Inspiring Collaboration

“Light is a source of inspiration,” says Williams art major Nicolei Gupit ’13. “And I wanted this space to be inspirational.”

Williams at Greylock Mural
Nicolei Gupit ’13 and Jessica Dils, coordinator of the Williams at Greylock Writing Center fellows, in front of the mural Gupit painted in Studio 1781.

The space to which she’s referring is a small room called Studio 1781 in Williamstown’s Mount Greylock Regional School. Gupit spent the week between exams and Commencement transforming the space by painting its white cinder-block walls with words—and images of—light.

Quotes from books she remembers reading in high school—Amy Tan’s The Joy Luck Club, Menna van Praag’s The House at the End of Hope Street, and Shakespeare’s The Merchant of Venice—reveal the many feelings light can evoke. The walls show different forms of light: a prism, the sun, the artificial light of a traffic signal.
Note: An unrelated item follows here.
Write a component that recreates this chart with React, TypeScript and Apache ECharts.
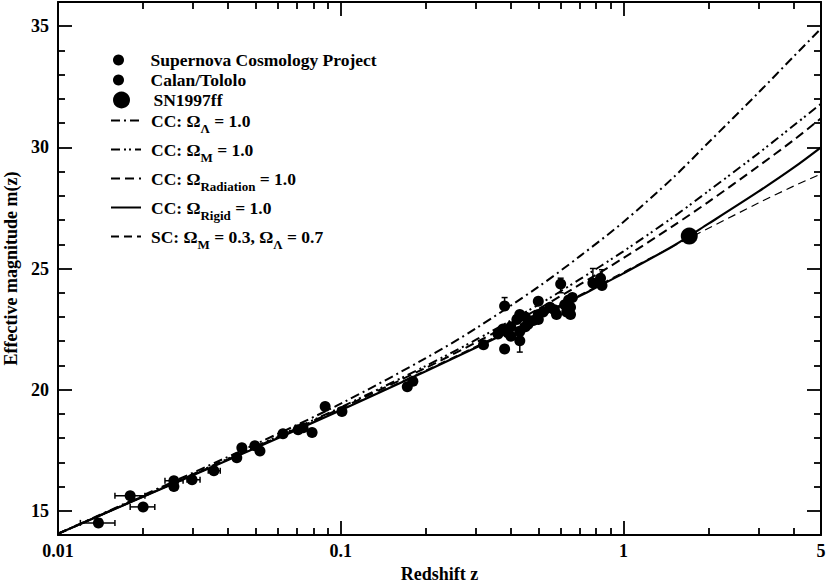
import React, { useEffect, useRef } from 'react';
import * as echarts from 'echarts';

const FONT = '"Liberation Serif", "Times New Roman", serif';

// model curves: redshift samples and effective magnitudes
const zCurve = [0.01, 0.02, 0.05, 0.1, 0.2, 0.3, 0.5, 0.7, 1, 1.5, 2, 3, 4, 5];
const mLambda = [14.05, 15.64, 17.75, 19.42, 21.3, 22.52, 24.24, 25.5, 26.92, 28.75, 30.2, 32.25, 33.75, 34.9];
const mMatter = [14.05, 15.6, 17.66, 19.27, 20.98, 22.05, 23.5, 24.55, 25.71, 27.12, 28.2, 29.75, 30.9, 31.8];
const mRadiation = [14.05, 15.59, 17.63, 19.23, 20.9, 21.94, 23.33, 24.33, 25.43, 26.76, 27.75, 29.22, 30.3, 31.2];
const mRigid = [14.05, 15.58, 17.59, 19.15, 20.76, 21.73, 22.98, 23.86, 24.8, 25.93, 26.85, 28.17, 29.16, 30.0];
const mStandard = [14.05, 15.57, 17.6, 19.17, 20.8, 21.78, 23.05, 23.9, 24.85, 25.92, 26.66, 27.7, 28.4, 28.9];

// Supernova Cosmology Project (z, m)
const scpPoints = [
  [0.172, 20.12], [0.18, 20.35], [0.32, 21.85], [0.36, 22.3], [0.375, 22.5], [0.38, 21.68],
  [0.38, 23.45], [0.39, 22.35], [0.4, 22.6], [0.4, 22.2], [0.42, 22.9], [0.43, 22.4],
  [0.43, 22.02], [0.43, 23.1], [0.45, 22.6], [0.45, 23.0], [0.46, 22.7], [0.48, 22.85],
  [0.5, 23.65], [0.5, 23.1], [0.5, 22.9], [0.52, 23.2], [0.55, 23.4], [0.57, 23.3],
  [0.58, 23.1], [0.6, 24.36], [0.62, 23.5], [0.63, 23.2], [0.64, 23.7], [0.65, 23.4],
  [0.65, 23.1], [0.66, 23.8], [0.78, 24.4], [0.83, 24.6], [0.84, 24.3],
];
// Calan/Tololo (z, m)
const ctPoints = [
  [0.0139, 14.5], [0.018, 15.62], [0.02, 15.16], [0.0257, 16.24], [0.0257, 16.0],
  [0.0298, 16.28], [0.0356, 16.65], [0.0429, 17.19], [0.0447, 17.6], [0.0497, 17.68],
  [0.0518, 17.47], [0.0625, 18.18], [0.0707, 18.34], [0.0736, 18.43], [0.0792, 18.23],
  [0.0881, 19.3], [0.101, 19.1],
];
// SN1997ff (z, m)
const sn1997ff = [[1.71, 26.34]];

// horizontal error bars: [zLow, zHigh, m]
const hErrors = [
  [0.012, 0.0159, 14.5], [0.0159, 0.0203, 15.62], [0.018, 0.022, 15.16],
  [0.0239, 0.0277, 16.24], [0.0286, 0.0318, 16.28], [0.034, 0.0375, 16.65],
];
// vertical error bars: [z, mLow, mHigh]
const vErrors = [
  [0.43, 21.55, 22.1], [0.6, 24.0, 24.6], [0.78, 24.3, 25.0], [0.84, 24.2, 24.95], [0.38, 23.3, 23.8],
];

// axis ticks
const xLabelValues = [0.01, 0.1, 1, 5];
const xMajorTicks = [0.01, 0.1, 1];
const xMinorTicks = [0.02, 0.03, 0.04, 0.05, 0.06, 0.07, 0.08, 0.09, 0.2, 0.3, 0.4, 0.5, 0.6, 0.7, 0.8, 0.9, 2, 3, 4];
const yMajorTicks = [15, 20, 25, 30, 35];
const yMinorTicks = [16, 17, 18, 19, 21, 22, 23, 24, 26, 27, 28, 29, 31, 32, 33, 34];

const NAMES = {
  scp: 'Supernova Cosmology Project',
  ct: 'Calan/Tololo',
  ff: 'SN1997ff',
  lam: 'CC: ΩΛ = 1.0',
  mat: 'CC: ΩM = 1.0',
  rad: 'CC: ΩRadiation = 1.0',
  rig: 'CC: ΩRigid = 1.0',
  sc: 'SC: ΩM = 0.3, ΩΛ = 0.7',
};
const legendRich: Record<string, string> = {
  [NAMES.scp]: '{g| }Supernova Cosmology Project',
  [NAMES.ct]: '{g| }Calan/Tololo',
  [NAMES.ff]: '{g| }SN1997ff',
  [NAMES.lam]: '{g| }CC: Ω{s|Λ} = 1.0',
  [NAMES.mat]: '{g| }CC: Ω{s|M} = 1.0',
  [NAMES.rad]: '{g| }CC: Ω{s|Radiation} = 1.0',
  [NAMES.rig]: '{g| }CC: Ω{s|Rigid} = 1.0',
  [NAMES.sc]: '{g| }SC: Ω{s|M} = 0.3, Ω{s|Λ} = 0.7',
};

export default function App() {
  const ref = useRef<HTMLDivElement>(null);
  useEffect(() => {
    if (!ref.current) return;
    const chart = echarts.init(ref.current, null, { renderer: 'svg' });
    const black = '#000';
    const labelStyle = { fontFamily: FONT, fontWeight: 'bold', fontSize: 18, color: black };
    const tickLine = { color: black, width: 1.8 };
    const xBase = {
      type: 'log', logBase: 10, min: 0.01, max: 5, gridIndex: 0,
      splitLine: { show: false }, minorTick: { show: false }, minorSplitLine: { show: false },
    };
    const yBase = {
      type: 'value', min: 14, max: 36, gridIndex: 0,
      splitLine: { show: false }, minorTick: { show: false },
    };
    const frame = { show: true, onZero: false, lineStyle: { color: black, width: 2 } };
    const noLine = { show: false };
    const curve = (name: string, vals: number[], type: any, width: number) => ({
      name, type: 'line', symbol: 'none', showSymbol: false, smooth: 0.3,
      data: zCurve.map((z, i) => [z, vals[i]]),
      lineStyle: { color: black, width, type },
      itemStyle: { color: black },
      z: 3,
    });
    const sub = { fontFamily: FONT, fontWeight: 'bold', fontSize: 13, lineHeight: 13, padding: [16, 0, 0, 0], color: black };
    const legendCommon = {
      orient: 'vertical', itemWidth: 30, selectedMode: false, padding: 5,
      formatter: (n: string) => legendRich[n] || n,
    };
    const textBase = { fontFamily: FONT, fontWeight: 'bold', fontSize: 17.5, color: black, lineHeight: 20 };
    const option: any = {
      animation: false,
      backgroundColor: '#fff',
      grid: { left: 58, right: 8, top: 2, bottom: 48, containLabel: false, outerBoundsMode: 'none' },
      legend: [
        {
          ...legendCommon, left: 108, top: 45, itemHeight: 11, itemGap: 0, data: [NAMES.scp, NAMES.ct],
          textStyle: { ...textBase, rich: { g: { width: 12 }, s: sub } },
        },
        {
          ...legendCommon, left: 108, top: 85, itemHeight: 17, itemGap: 0, data: [NAMES.ff],
          textStyle: { ...textBase, rich: { g: { width: 12 }, s: sub } },
        },
        {
          ...legendCommon, left: 105, top: 101, itemHeight: 1, itemGap: 0,
          itemStyle: { opacity: 0 },
          textStyle: { ...textBase, rich: { g: { width: 5 }, s: sub } },
          data: [NAMES.lam, NAMES.mat, NAMES.rad, NAMES.rig, NAMES.sc],
        },
      ],
      xAxis: [
        {
          ...xBase, position: 'bottom', axisLine: frame,
          axisTick: { show: true, inside: true, length: 14, customValues: xMajorTicks, lineStyle: tickLine },
          axisLabel: { ...labelStyle, margin: 7, customValues: xLabelValues, formatter: (v: number) => String(+v.toPrecision(2)) },
          name: 'Redshift z', nameLocation: 'middle', nameGap: 25,
          nameTextStyle: { fontFamily: FONT, fontWeight: 'bold', fontSize: 18, color: black },
        },
        {
          ...xBase, position: 'bottom', axisLine: noLine,
          axisTick: { show: true, inside: true, length: 7, customValues: xMinorTicks, lineStyle: tickLine },
          axisLabel: { show: false },
        },
        {
          ...xBase, position: 'top', axisLine: frame,
          axisTick: { show: true, inside: true, length: 14, customValues: xMajorTicks, lineStyle: tickLine },
          axisLabel: { show: false },
        },
        {
          ...xBase, position: 'top', axisLine: noLine,
          axisTick: { show: true, inside: true, length: 7, customValues: xMinorTicks, lineStyle: tickLine },
          axisLabel: { show: false },
        },
      ],
      yAxis: [
        {
          ...yBase, position: 'left', axisLine: frame,
          axisTick: { show: true, inside: true, length: 14, customValues: yMajorTicks, lineStyle: tickLine },
          axisLabel: { ...labelStyle, margin: 9, customValues: yMajorTicks },
          name: 'Effective magnitude m(z)', nameLocation: 'middle', nameGap: 34,
          nameTextStyle: { fontFamily: FONT, fontWeight: 'bold', fontSize: 18, color: black },
        },
        {
          ...yBase, position: 'left', axisLine: noLine,
          axisTick: { show: true, inside: true, length: 7, customValues: yMinorTicks, lineStyle: tickLine },
          axisLabel: { show: false },
        },
        {
          ...yBase, position: 'right', axisLine: frame,
          axisTick: { show: true, inside: true, length: 14, customValues: yMajorTicks, lineStyle: tickLine },
          axisLabel: { show: false },
        },
        {
          ...yBase, position: 'right', axisLine: noLine,
          axisTick: { show: true, inside: true, length: 7, customValues: yMinorTicks, lineStyle: tickLine },
          axisLabel: { show: false },
        },
      ],
      series: [
        {
          name: NAMES.scp, type: 'scatter', symbol: 'circle', symbolSize: 11,
          data: scpPoints, itemStyle: { color: black, opacity: 1 }, z: 4,
        },
        {
          name: NAMES.ct, type: 'scatter', symbol: 'circle', symbolSize: 11,
          data: ctPoints, itemStyle: { color: black, opacity: 1 }, z: 4,
        },
        {
          name: NAMES.ff, type: 'scatter', symbol: 'circle', symbolSize: 17,
          data: sn1997ff, itemStyle: { color: black, opacity: 1 }, z: 4,
        },
        curve(NAMES.lam, mLambda, [9, 4, 2, 4], 2),
        curve(NAMES.mat, mMatter, [9, 4, 2, 3, 2, 4], 2),
        curve(NAMES.rad, mRadiation, [9, 5], 2),
        curve(NAMES.rig, mRigid, 'solid', 2.2),
        curve(NAMES.sc, mStandard, [8, 5], 1.2),
        {
          type: 'custom', name: 'hErr', data: hErrors, encode: { x: [0, 1], y: 2 }, z: 3,
          renderItem: (params: any, api: any) => {
            const a = api.coord([api.value(0), api.value(2)]);
            const b = api.coord([api.value(1), api.value(2)]);
            const st = { stroke: black, lineWidth: 1.5 };
            return {
              type: 'group', children: [
                { type: 'line', shape: { x1: a[0], y1: a[1], x2: b[0], y2: b[1] }, style: st },
                { type: 'line', shape: { x1: a[0], y1: a[1] - 3, x2: a[0], y2: a[1] + 3 }, style: st },
                { type: 'line', shape: { x1: b[0], y1: b[1] - 3, x2: b[0], y2: b[1] + 3 }, style: st },
              ],
            };
          },
        },
        {
          type: 'custom', name: 'vErr', data: vErrors, encode: { x: 0, y: [1, 2] }, z: 3,
          renderItem: (params: any, api: any) => {
            const a = api.coord([api.value(0), api.value(1)]);
            const b = api.coord([api.value(0), api.value(2)]);
            const st = { stroke: black, lineWidth: 1.5 };
            return {
              type: 'group', children: [
                { type: 'line', shape: { x1: a[0], y1: a[1], x2: b[0], y2: b[1] }, style: st },
                { type: 'line', shape: { x1: a[0] - 3, y1: a[1], x2: a[0] + 3, y2: a[1] }, style: st },
                { type: 'line', shape: { x1: b[0] - 3, y1: b[1], x2: b[0] + 3, y2: b[1] }, style: st },
              ],
            };
          },
        },
      ],
    };
    chart.setOption(option);
    return () => chart.dispose();
  }, []);
  return <div ref={ref} style={{ position: 'fixed', left: 0, top: 0, width: 829, height: 583, background: '#fff' }} />;
}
“I wanted there to be a direction that leads you to the center,” Gupit explains, pointing to the large sun she painted in the center of the far wall. She says she hopes the students who use the space will feel it is for them.

Mt. Greylock muralStudio 1781 is a retreat for Mt. Greylock students seeking help with their writing. On any given day, Williams students work as writing fellows in one-on-one tutoring sessions with Mt. Greylock high school students. The studio is part of the Williams Center at Mt. Greylock, a partnership between the college and the school that supports initiatives in writing as well as math, science, and the arts.

“We hope that Nicolei’s work will inspire future collaboration between Williams and Greylock artists,” says Kaatje White, director of the Williams Center, adding that a mural in the library and exhibitions in the school gallery are in the works. “This project is just one example of the many ways the Williams Center sparks rich learning opportunities for students and faculty from both the college and the school.”

Greylock English teacher Kate Brown, whose classroom is next door to the studio, says she’s excited about how the room has transformed. It once felt more like a custodial closet than a student space, she says, and now, “I think the mural makes this space the student’s own. When they see it, they will know it was done for them.”